■ **Problem to work on**: Starting at the line containing "What matplotlib code", copy each line exactly, ending with the line containing "from matplotlib.lines import Line2D". Leave out everything else.

■ **Supplied material**:
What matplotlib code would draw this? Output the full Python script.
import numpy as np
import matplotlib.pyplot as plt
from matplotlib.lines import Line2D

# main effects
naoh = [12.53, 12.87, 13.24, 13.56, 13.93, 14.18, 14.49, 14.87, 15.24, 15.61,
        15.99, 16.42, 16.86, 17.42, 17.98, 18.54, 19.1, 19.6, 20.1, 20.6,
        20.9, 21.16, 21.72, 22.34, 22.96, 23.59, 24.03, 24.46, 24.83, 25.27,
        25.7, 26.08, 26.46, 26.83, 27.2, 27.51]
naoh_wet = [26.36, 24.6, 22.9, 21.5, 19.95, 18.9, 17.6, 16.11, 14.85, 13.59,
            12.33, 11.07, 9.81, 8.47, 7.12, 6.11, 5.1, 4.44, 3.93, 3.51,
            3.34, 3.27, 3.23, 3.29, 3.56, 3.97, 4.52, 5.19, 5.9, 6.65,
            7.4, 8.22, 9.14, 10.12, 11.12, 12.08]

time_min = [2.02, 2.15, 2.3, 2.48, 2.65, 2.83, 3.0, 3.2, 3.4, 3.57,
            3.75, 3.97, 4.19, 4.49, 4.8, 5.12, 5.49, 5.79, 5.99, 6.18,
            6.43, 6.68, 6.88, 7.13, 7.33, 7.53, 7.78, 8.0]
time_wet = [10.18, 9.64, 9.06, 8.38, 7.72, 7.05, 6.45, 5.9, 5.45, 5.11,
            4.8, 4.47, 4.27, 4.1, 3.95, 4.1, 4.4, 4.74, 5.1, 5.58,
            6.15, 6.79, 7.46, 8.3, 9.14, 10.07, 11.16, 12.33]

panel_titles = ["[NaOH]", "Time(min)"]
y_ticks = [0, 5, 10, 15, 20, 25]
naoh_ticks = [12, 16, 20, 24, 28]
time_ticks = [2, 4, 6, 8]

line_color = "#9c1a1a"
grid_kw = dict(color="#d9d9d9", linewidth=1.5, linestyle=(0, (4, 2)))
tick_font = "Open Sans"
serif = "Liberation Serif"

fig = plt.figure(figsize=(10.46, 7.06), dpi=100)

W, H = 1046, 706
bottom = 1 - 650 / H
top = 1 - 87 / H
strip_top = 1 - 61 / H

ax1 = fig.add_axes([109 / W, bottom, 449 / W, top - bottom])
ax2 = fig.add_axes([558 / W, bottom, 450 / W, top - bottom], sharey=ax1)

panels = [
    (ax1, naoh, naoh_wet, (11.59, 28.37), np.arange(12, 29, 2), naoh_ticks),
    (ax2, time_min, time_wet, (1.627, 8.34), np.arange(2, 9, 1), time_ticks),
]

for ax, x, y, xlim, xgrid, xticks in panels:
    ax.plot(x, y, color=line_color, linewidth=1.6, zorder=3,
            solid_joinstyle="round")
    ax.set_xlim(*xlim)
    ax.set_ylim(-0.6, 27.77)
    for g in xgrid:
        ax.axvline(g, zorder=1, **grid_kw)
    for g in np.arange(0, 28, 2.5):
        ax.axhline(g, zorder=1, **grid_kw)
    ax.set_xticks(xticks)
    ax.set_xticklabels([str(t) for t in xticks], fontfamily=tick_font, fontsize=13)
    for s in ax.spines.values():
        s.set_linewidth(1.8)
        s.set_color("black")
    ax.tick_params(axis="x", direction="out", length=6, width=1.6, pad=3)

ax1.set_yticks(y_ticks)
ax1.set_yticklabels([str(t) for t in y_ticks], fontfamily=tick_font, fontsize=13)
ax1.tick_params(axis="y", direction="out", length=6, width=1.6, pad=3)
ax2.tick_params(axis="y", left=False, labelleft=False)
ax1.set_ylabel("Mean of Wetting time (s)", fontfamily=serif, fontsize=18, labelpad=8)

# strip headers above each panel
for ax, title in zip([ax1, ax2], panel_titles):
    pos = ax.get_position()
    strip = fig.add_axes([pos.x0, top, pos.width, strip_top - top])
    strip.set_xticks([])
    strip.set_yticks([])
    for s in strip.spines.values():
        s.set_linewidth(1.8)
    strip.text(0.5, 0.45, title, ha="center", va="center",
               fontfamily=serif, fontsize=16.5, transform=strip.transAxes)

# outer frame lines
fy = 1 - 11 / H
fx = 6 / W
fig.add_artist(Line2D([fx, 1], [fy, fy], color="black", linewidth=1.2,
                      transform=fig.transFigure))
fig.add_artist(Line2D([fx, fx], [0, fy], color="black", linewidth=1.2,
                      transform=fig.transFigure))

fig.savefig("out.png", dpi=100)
==
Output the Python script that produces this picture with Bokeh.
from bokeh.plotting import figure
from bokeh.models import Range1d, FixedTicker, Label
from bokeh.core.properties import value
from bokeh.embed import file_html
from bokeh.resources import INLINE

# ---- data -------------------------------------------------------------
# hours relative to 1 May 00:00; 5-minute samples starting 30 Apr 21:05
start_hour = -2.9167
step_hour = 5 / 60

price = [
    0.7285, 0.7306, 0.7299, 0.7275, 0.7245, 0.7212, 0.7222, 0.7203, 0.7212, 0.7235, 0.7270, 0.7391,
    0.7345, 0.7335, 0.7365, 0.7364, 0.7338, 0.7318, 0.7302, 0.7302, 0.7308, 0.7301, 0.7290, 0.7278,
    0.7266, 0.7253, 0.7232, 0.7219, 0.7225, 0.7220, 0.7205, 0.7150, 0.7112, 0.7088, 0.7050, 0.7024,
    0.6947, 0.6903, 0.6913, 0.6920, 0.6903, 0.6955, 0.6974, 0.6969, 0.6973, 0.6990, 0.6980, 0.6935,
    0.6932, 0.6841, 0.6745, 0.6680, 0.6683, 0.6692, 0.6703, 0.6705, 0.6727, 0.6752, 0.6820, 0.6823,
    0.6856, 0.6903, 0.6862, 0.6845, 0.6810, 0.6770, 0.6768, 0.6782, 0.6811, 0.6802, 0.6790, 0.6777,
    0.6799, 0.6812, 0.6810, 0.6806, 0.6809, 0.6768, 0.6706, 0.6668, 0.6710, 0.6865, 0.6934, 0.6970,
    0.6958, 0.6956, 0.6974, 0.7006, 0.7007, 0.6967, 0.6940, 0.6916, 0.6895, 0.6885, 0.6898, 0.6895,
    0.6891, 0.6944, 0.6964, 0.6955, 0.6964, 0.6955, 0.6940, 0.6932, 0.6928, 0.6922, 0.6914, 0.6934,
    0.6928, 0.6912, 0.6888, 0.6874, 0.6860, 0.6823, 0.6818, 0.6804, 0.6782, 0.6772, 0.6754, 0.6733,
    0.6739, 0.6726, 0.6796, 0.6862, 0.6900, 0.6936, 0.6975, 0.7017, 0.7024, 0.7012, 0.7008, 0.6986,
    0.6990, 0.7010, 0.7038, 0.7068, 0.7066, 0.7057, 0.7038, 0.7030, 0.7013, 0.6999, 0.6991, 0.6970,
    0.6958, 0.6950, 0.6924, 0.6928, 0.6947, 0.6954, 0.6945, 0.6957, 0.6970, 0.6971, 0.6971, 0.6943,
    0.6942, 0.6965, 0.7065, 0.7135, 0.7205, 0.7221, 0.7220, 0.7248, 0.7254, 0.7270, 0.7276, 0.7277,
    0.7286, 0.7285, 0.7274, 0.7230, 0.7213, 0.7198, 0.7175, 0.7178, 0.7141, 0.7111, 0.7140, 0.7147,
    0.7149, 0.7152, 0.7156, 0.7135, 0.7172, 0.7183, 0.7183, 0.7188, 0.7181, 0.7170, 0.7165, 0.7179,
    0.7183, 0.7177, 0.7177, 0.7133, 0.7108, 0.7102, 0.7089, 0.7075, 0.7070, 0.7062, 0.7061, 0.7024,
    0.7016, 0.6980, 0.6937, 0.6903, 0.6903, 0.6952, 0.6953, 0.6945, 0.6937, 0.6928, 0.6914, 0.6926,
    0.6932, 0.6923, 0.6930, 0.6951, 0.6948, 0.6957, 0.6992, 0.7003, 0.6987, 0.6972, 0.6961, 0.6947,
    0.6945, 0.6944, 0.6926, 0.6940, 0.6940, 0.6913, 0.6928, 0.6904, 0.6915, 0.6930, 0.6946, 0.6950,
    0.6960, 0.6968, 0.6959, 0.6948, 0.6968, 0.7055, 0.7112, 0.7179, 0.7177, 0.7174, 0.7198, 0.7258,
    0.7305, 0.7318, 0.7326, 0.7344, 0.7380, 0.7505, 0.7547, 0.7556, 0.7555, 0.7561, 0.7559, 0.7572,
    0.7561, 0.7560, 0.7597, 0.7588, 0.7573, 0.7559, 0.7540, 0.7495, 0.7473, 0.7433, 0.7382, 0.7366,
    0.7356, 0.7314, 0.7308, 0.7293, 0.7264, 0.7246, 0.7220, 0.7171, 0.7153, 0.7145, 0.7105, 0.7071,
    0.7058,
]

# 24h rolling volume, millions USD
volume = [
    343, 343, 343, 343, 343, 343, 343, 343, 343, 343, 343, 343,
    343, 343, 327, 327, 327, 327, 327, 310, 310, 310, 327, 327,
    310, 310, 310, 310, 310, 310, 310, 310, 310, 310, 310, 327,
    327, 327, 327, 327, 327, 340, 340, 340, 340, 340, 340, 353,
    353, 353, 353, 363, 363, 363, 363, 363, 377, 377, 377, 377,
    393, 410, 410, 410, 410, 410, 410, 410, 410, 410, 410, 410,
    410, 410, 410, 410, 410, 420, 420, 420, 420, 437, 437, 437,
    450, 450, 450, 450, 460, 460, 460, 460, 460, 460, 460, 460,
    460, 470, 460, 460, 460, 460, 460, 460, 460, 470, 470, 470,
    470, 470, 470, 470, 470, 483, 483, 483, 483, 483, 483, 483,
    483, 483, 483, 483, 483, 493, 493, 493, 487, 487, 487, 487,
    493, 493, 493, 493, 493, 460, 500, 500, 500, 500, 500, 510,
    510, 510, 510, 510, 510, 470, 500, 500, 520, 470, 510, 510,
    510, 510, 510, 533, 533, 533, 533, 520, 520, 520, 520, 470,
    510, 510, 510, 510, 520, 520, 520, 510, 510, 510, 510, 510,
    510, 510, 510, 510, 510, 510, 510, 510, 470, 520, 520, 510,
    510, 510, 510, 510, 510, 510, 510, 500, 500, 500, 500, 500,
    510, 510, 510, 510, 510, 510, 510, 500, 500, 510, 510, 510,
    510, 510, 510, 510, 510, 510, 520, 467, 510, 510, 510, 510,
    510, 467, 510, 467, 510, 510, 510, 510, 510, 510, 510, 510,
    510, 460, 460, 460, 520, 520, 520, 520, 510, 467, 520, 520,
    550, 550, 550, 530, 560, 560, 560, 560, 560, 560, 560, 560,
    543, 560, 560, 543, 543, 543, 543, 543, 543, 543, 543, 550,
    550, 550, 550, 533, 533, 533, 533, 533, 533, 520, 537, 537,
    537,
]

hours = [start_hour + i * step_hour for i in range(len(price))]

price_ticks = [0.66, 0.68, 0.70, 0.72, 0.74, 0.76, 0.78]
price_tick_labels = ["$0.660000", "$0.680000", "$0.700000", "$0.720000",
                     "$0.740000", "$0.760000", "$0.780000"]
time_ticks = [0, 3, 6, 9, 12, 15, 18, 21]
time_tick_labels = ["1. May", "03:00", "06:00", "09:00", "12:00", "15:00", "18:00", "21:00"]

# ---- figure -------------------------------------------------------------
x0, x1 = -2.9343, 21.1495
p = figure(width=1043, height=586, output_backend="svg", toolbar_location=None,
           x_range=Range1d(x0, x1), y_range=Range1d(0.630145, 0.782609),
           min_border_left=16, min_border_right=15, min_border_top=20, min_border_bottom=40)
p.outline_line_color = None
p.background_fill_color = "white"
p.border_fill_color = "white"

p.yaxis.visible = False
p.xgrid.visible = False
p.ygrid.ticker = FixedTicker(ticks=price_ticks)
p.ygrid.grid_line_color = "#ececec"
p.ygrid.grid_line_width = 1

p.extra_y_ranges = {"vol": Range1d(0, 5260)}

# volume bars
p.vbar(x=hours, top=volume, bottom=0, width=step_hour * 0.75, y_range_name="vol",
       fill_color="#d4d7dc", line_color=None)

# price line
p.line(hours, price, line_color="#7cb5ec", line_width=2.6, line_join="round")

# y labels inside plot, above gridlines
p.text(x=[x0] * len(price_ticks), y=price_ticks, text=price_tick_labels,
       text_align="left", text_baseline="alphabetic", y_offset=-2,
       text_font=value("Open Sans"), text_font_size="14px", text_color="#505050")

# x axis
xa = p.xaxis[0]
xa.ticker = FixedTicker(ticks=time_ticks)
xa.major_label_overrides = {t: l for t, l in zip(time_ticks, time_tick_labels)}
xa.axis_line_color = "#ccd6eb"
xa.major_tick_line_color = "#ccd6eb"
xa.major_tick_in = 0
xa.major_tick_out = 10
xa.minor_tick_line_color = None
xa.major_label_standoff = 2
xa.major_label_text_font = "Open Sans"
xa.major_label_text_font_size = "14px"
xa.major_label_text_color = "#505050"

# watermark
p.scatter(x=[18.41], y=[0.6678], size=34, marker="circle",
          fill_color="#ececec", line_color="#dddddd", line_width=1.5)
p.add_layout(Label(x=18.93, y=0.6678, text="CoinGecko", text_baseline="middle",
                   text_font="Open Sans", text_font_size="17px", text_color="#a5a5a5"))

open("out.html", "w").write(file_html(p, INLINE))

■ **Full answer**:
What matplotlib code would draw this? Output the full Python script.
import numpy as np
import matplotlib.pyplot as plt
from matplotlib.lines import Line2D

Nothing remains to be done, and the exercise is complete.